This past week a University of Texas poll showed yet again that there is a generation gap out there. Conducted in September, the poll showed that over 65% of young Americans prefer candidates who support reducing dependence on fossil fuel, and increasing research funding and economic incentives for the further development of renewable energy. At the other end of the spectrum, the poll showed 50% or less of Americans over 65 would vote for a candidate supporting these issues.
Shifting demographics will play a major if not THE major factor in the future of renewable energy over the next decades. At its peak in 1999 the baby boom generation comprised 79 million Americans. Due to its sheer size, for better and worse, this generation and its priorities have dwarfed following generations and dominated American life since it began to come of age in the 1950’s. All of this is rapidly changing.
In the US, by 2020 the (shrinking) Baby Boom generation will represent 23% of the population and will have been surpassed in size as the rising Millenial generation will represent 27% of the US population. Add into that the generation born post 2001 and by 2020 – only a few years from now – over 50% of the US population will be under the age of 39.
It is an old story, the opinions of youth are discounted as frivolous and irrelevant, until that moment that same youth inevitably takes charge – we are all subject to the passing of time – in the case of Baby Boomers the benefits of being born to a mega-sized generation just after WW2 have assuredly delayed this reality – but the numbers don’t lie and change is indeed upon us.

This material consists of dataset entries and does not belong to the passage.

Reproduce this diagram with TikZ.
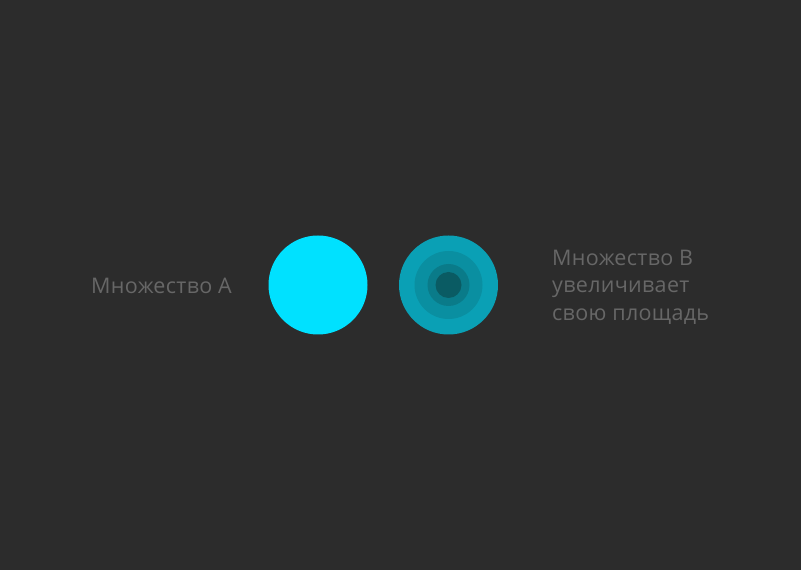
\documentclass[tikz,border=0pt]{standalone}
\usepackage{fontspec}
\setmainfont{Open Sans}[LetterSpace=1.5]
\definecolor{bg}{HTML}{2C2C2C}
\definecolor{txt}{HTML}{676767}
\definecolor{cyanA}{HTML}{00E1FF}
\definecolor{ringA}{HTML}{0AA0B5}
\definecolor{ringB}{HTML}{0A8FA1}
\definecolor{ringC}{HTML}{0A7B89}
\definecolor{ringD}{HTML}{0A5B63}
\begin{document}
\begin{tikzpicture}[x=1pt,y=1pt,
  lbl/.style={text=txt,font=\fontsize{21.5}{27.5}\selectfont,inner sep=0pt,align=left}]
\fill[bg] (0,0) rectangle (801,570);
\useasboundingbox (0,0) rectangle (801,570);
\fill[cyanA] (318,285) circle (49.5);
\node[circle,minimum size=99pt,inner sep=0pt,fill=ringA] (b1) at (448.5,285) {};
\node[circle,minimum size=68pt,inner sep=0pt,fill=ringB] (b2) at (448.5,285) {};
\node[circle,minimum size=42pt,inner sep=0pt,fill=ringC] (b3) at (448.5,285) {};
\node[circle,minimum size=26pt,inner sep=0pt,fill=ringD] (b4) at (448.5,285) {};
\node[lbl,anchor=west] (la) at (91,284) {Множество A};
\node[lbl,anchor=west] (lb) at (552,283) {Множество B\\увеличивает\\свою площадь};
\end{tikzpicture}
\end{document}
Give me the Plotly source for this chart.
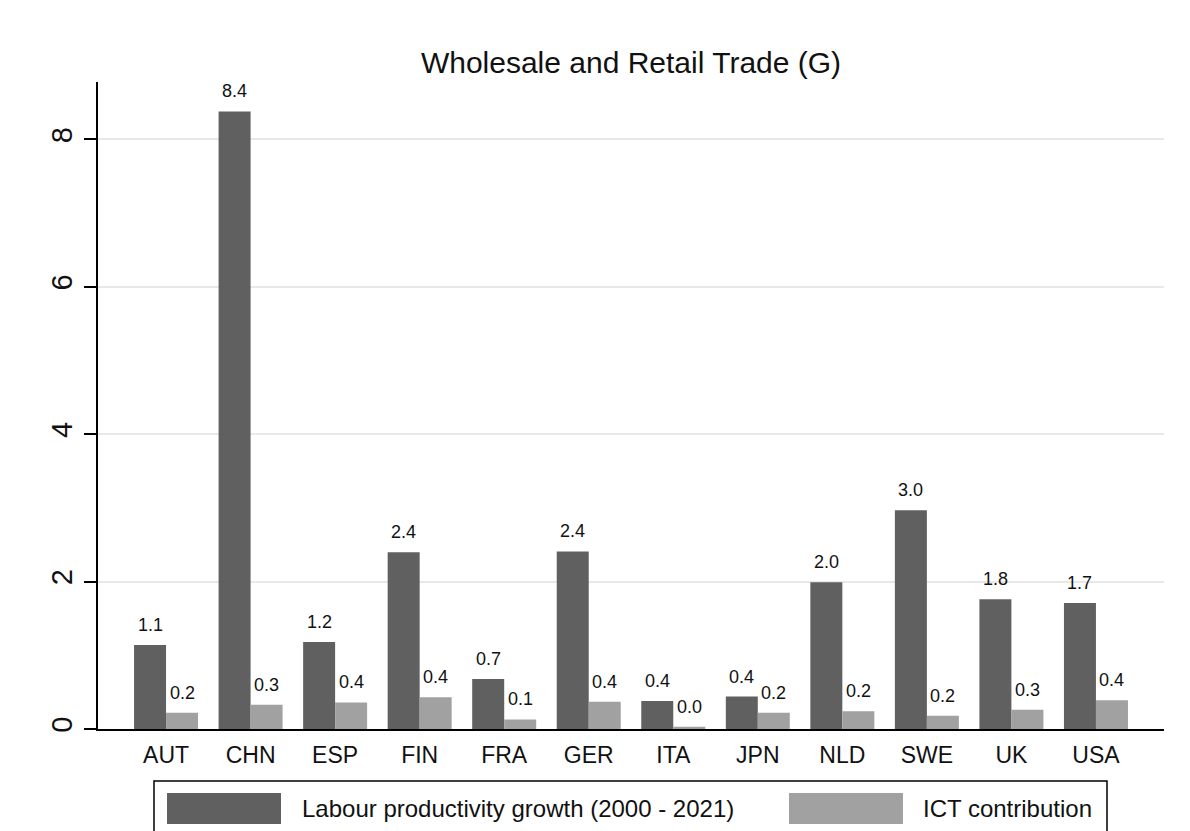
import plotly.graph_objects as go

# data
countries = ["AUT", "CHN", "ESP", "FIN", "FRA", "GER", "ITA", "JPN", "NLD", "SWE", "UK", "USA"]
lp_growth = [1.14, 8.38, 1.18, 2.40, 0.68, 2.41, 0.38, 0.44, 1.99, 2.97, 1.76, 1.71]
ict_contrib = [0.22, 0.33, 0.36, 0.43, 0.13, 0.37, 0.03, 0.22, 0.24, 0.18, 0.26, 0.39]
series_names = ["Labour productivity growth (2000 - 2021)", "ICT contribution"]
y_ticks = [0, 2, 4, 6, 8]

DARK = "#606060"
LIGHT = "#a1a1a1"
FONT = "Liberation Sans, Arial, sans-serif"

# page has an 8px body margin, so the figure is shrunk by that much
OFF = 8
W, H = 1190 - OFF, 831 - OFF
L, R, T, B = 98 - OFF, 26, 82 - OFF, 102  # plot area margins in px
pw, ph = W - L - R, H - T - B


def px_x(px):
    # page pixel -> paper x
    return (px - OFF - L) / pw


def px_y(py):
    # page pixel -> paper y
    return (OFF + H - B - py) / ph


fig = go.Figure()
fig.add_trace(go.Bar(x=countries, y=lp_growth, name=series_names[0],
                     marker=dict(color=DARK, line=dict(width=0))))
fig.add_trace(go.Bar(x=countries, y=ict_contrib, name=series_names[1],
                     marker=dict(color=LIGHT, line=dict(width=0))))

# value labels above bars
off = 0.189
annots = []
for i, (a, b) in enumerate(zip(lp_growth, ict_contrib)):
    for v, dx in ((a, -off), (b, off)):
        annots.append(dict(x=i + dx, y=v, text=f"{v:.1f}", showarrow=False,
                           xref="x", yref="y", yanchor="bottom", yshift=8,
                           font=dict(size=18, color="#111", family=FONT)))

# custom legend (Stata-like wide swatches)
shapes = [
    dict(type="rect", xref="paper", yref="paper", x0=px_x(154), x1=px_x(1107),
         y0=px_y(840), y1=px_y(781), line=dict(color="black", width=1.5),
         fillcolor="rgba(0,0,0,0)", layer="above"),
    dict(type="rect", xref="paper", yref="paper", x0=px_x(167), x1=px_x(281),
         y0=px_y(824), y1=px_y(793), line=dict(width=0), fillcolor=DARK),
    dict(type="rect", xref="paper", yref="paper", x0=px_x(789), x1=px_x(903),
         y0=px_y(824), y1=px_y(793), line=dict(width=0), fillcolor=LIGHT),
]
for name, xs in zip(series_names, (300, 921)):
    annots.append(dict(x=px_x(xs), y=px_y(808.5), xref="paper", yref="paper",
                       xanchor="left", yanchor="middle", showarrow=False, text=name,
                       font=dict(size=24, color="#111", family=FONT)))

fig.update_layout(
    width=W, height=H,
    margin=dict(l=L, r=R, t=T, b=B),
    plot_bgcolor="white", paper_bgcolor="white",
    barmode="group", bargap=0.243, bargroupgap=0,
    showlegend=False,
    title=dict(text="Wholesale and Retail Trade (G)", x=(631 - OFF) / W,
               xanchor="center", y=1 - (62 - OFF) / H, yanchor="middle",
               font=dict(size=30, color="#111", family=FONT)),
    font=dict(family=FONT, color="#111"),
    annotations=annots,
    shapes=shapes,
)
fig.update_xaxes(type="category", range=[-0.805, 11.805], showline=True,
                 linecolor="black", linewidth=2, showgrid=False,
                 ticks="outside", ticklen=4, tickcolor="rgba(0,0,0,0)",
                 tickfont=dict(size=23, family=FONT, color="#111"))
fig.update_yaxes(range=[0, 8.78], tickvals=y_ticks, showline=True,
                 linecolor="black", linewidth=2, showgrid=True,
                 gridcolor="#e8e8e8", gridwidth=2, zeroline=False,
                 ticks="outside", ticklen=12, tickwidth=2, tickcolor="black",
                 tickangle=-90, tickfont=dict(size=29, family=FONT, color="#111"))

fig.write_html("out.html")
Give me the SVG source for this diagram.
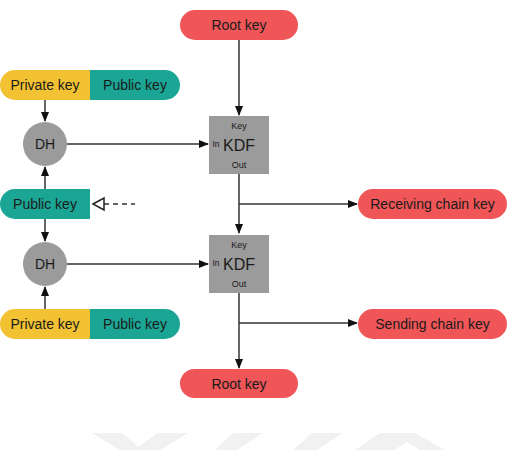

The question is not who is right or wrong, who is good or bad – but rather – with mortality staring this long dominant generation in the face, what does the younger generation want? As distracting ad the media drama surrounding mid-term elections can be, when considering the demographic reality immediately in front of us, polls like the ones from UT seem to point to something much larger and transformative now underway: Youth will soon control the knobs and dials of power in ways not seen since the Korean War.
Re-building our nations infrastructure – the one bequeathed to us from generations long past, which has outlived and outperformed any expectations its original engineers could have dreamed – by starting with an ethic of environmental protection and a corresponding commitment to renewable energy will put us on a solid path for the future.